Paul Shea, assistant professor of economics

Paul Shea, assistant professor of economics. Photograph by Michael Bradley/Bates College.

If you expect to get a raise next month, that expectation might affect your economic behavior — encouraging you to spend more money now, or perhaps increase your retirement savings.

So expectations are important to the economy, which makes the accurate prediction of expectations important to economists. That’s an aspect of the field that interests Assistant Professor of Economics Paul Shea, a macroeconomist and econometrician who develops mathematical models for such predictions.

“Economists really don’t agree on how people form expectations,” says Shea, who began teaching at Bates this fall. If the models assume that people’s expectations are more wrong than right, then economic predictions will be off, too, as happened during the 1970s. And assuming that people are smart predictors, as the models did during the 1990s, creates its own set of problems.

So Shea, working with algorithms that simulate various factors affecting economic behavior, seeks to model expectations so the agents — the theoretical people in his models — “are just about as smart as the people who are actually making decisions in the economy.”

For example, how do people form future expectations of stock prices? Shea might give his agents an algorithm that simulates predictions based on past performance of stocks. “They’ll use that backward-looking algorithm to form expectations going forward,” he explains.

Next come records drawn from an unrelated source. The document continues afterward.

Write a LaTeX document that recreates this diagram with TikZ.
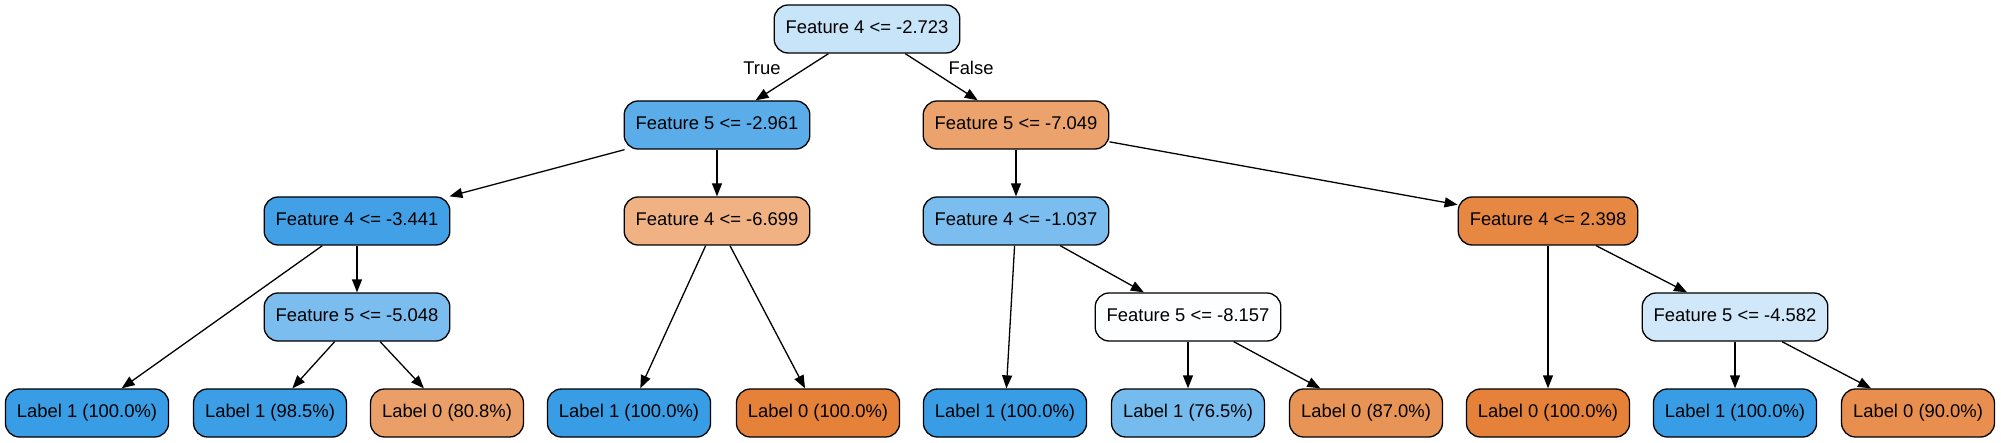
\documentclass[tikz,border=0pt]{standalone}
\usepackage{fontspec}
\setmainfont{Liberation Sans}
\usetikzlibrary{arrows.meta}
\definecolor{cRoot}{RGB}{200,228,248}
\definecolor{cA}{RGB}{90,173,233}
\definecolor{cB}{RGB}{236,162,108}
\definecolor{cC}{RGB}{66,161,230}
\definecolor{cD}{RGB}{240,177,131}
\definecolor{cE}{RGB}{122,189,238}
\definecolor{cF}{RGB}{230,135,66}
\definecolor{cG}{RGB}{123,189,238}
\definecolor{cH}{RGB}{252,254,255}
\definecolor{cI}{RGB}{208,232,249}
\definecolor{blueFull}{RGB}{57,157,229}
\definecolor{orangeFull}{RGB}{229,129,57}
\definecolor{cL985}{RGB}{60,158,229}
\definecolor{cL808}{RGB}{235,159,104}
\definecolor{cL765}{RGB}{118,187,237}
\definecolor{cL870}{RGB}{233,148,87}
\definecolor{cL900}{RGB}{232,143,79}
\begin{document}
\begin{tikzpicture}[x=0.5pt,y=-0.5pt,
  tnode/.style={draw=black, line width=0.65pt, rounded corners=7pt,
    minimum height=24pt, inner xsep=5.75pt, inner ysep=0pt,
    font=\fontsize{9.2}{11}\selectfont, text height=6.6pt, text depth=1.9pt},
  edge/.style={-{Triangle[length=6.5pt,width=5pt]}, line width=0.65pt},
  elabel/.style={inner sep=0pt, font=\fontsize{9.2}{11}\selectfont}]
\useasboundingbox (0,0) rectangle (2001,443);
% row 0
\node[tnode, fill=cRoot] (r) at (867,29) {Feature 4 <= -2.723};
% row 1
\node[tnode, fill=cA] (a) at (717,125) {Feature 5 <= -2.961};
\node[tnode, fill=cB] (b) at (1016,125) {Feature 5 <= -7.049};
% row 2
\node[tnode, fill=cC] (c) at (357,221) {Feature 4 <= -3.441};
\node[tnode, fill=cD] (d) at (717,221) {Feature 4 <= -6.699};
\node[tnode, fill=cE] (e) at (1016,221) {Feature 4 <= -1.037};
\node[tnode, fill=cF] (f) at (1548,221) {Feature 4 <= 2.398};
% row 3
\node[tnode, fill=cG] (g) at (357,317) {Feature 5 <= -5.048};
\node[tnode, fill=cH] (h) at (1188,317) {Feature 5 <= -8.157};
\node[tnode, fill=cI] (i) at (1735,317) {Feature 5 <= -4.582};
% row 4
\node[tnode, fill=blueFull] (l1) at (87,413) {Label 1 (100.0\%)};
\node[tnode, fill=cL985] (l2) at (270,413) {Label 1 (98.5\%)};
\node[tnode, fill=cL808] (l3) at (447,413) {Label 0 (80.8\%)};
\node[tnode, fill=blueFull] (l4) at (629,413) {Label 1 (100.0\%)};
\node[tnode, fill=orangeFull] (l5) at (818,413) {Label 0 (100.0\%)};
\node[tnode, fill=blueFull] (l6) at (1005,413) {Label 1 (100.0\%)};
\node[tnode, fill=cL765] (l7) at (1188,413) {Label 1 (76.5\%)};
\node[tnode, fill=cL870] (l8) at (1366,413) {Label 0 (87.0\%)};
\node[tnode, fill=orangeFull] (l9) at (1548,413) {Label 0 (100.0\%)};
\node[tnode, fill=blueFull] (l10) at (1735,413) {Label 1 (100.0\%)};
\node[tnode, fill=cL900] (l11) at (1918,413) {Label 0 (90.0\%)};
% edge labels
\node[elabel] (tl) at (762,68) {True};
\node[elabel] (fl) at (971,68) {False};
% edges
\draw[edge] (r) -- (a);
\draw[edge] (r) -- (b);
\draw[edge] (a) -- (c);
\draw[edge] (a) -- (d);
\draw[edge] (b) -- (e);
\draw[edge] (b) -- (f);
\draw[edge] (c) -- (l1);
\draw[edge] (c) -- (g);
\draw[edge] (g) -- (l2);
\draw[edge] (g) -- (l3);
\draw[edge] (d) -- (l4);
\draw[edge] (d) -- (l5);
\draw[edge] (e) -- (l6);
\draw[edge] (e) -- (h);
\draw[edge] (h) -- (l7);
\draw[edge] (h) -- (l8);
\draw[edge] (f) -- (l9);
\draw[edge] (f) -- (i);
\draw[edge] (i) -- (l10);
\draw[edge] (i) -- (l11);
\end{tikzpicture}
\end{document}
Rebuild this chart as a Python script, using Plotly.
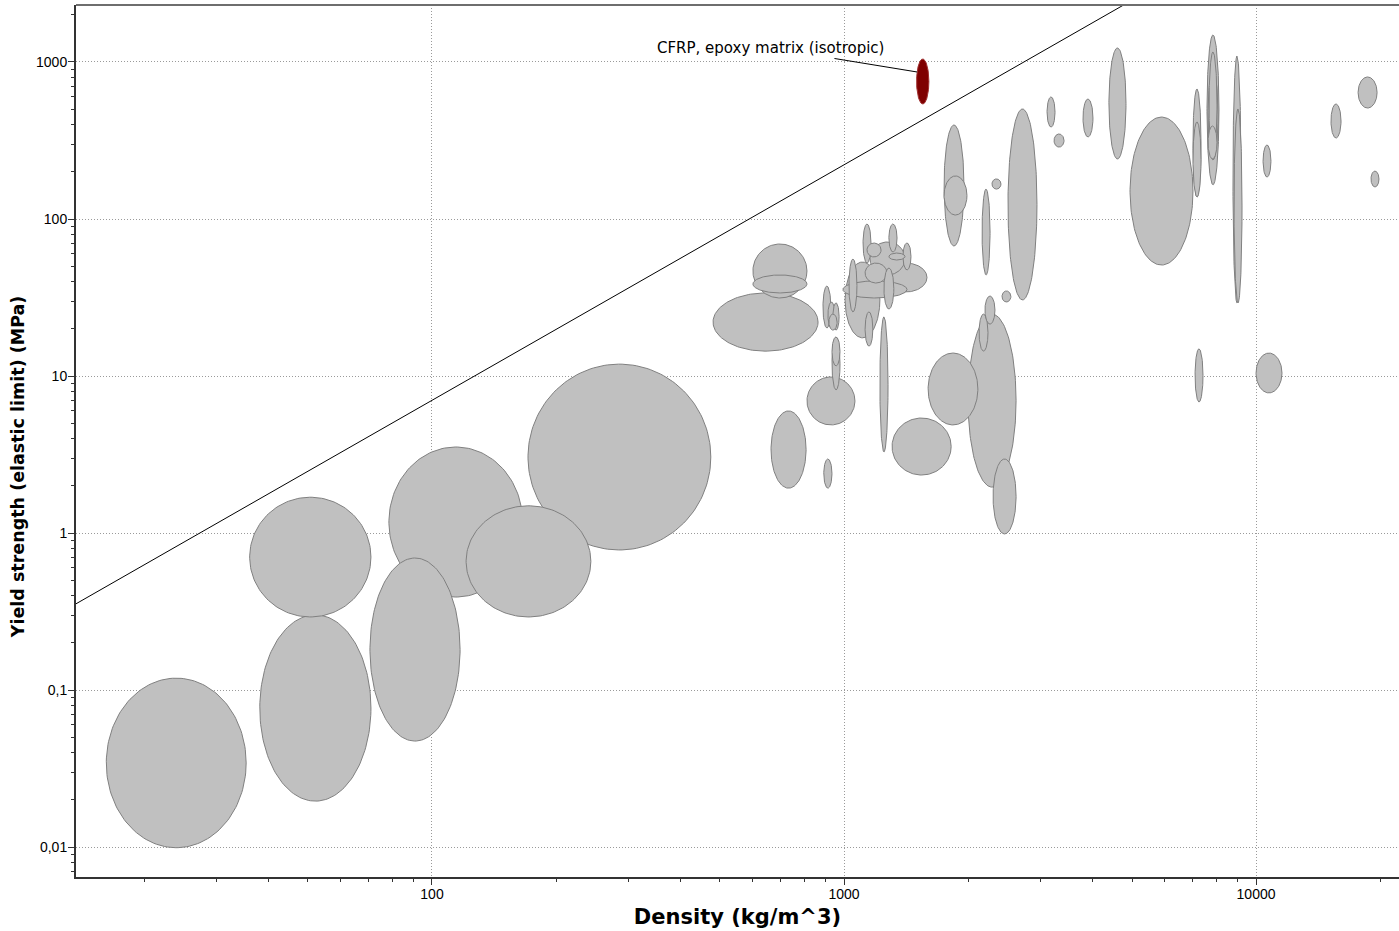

“The models can make predictions about any number of things, and these predictions can be tested against what we observe in data” from the real-world economy, he says. “If the theory models yield predicted behavior that looks like actual behavior, we think they’re pretty good.”

Shea earned a bachelor’s degree in economics at Cornell, and a doctorate at the University of Oregon, where he also worked as an instructor and teaching assistant from 2002 to 2007. From 2007 until he came to Bates, he was a member of the economics faculty at the University of Kentucky.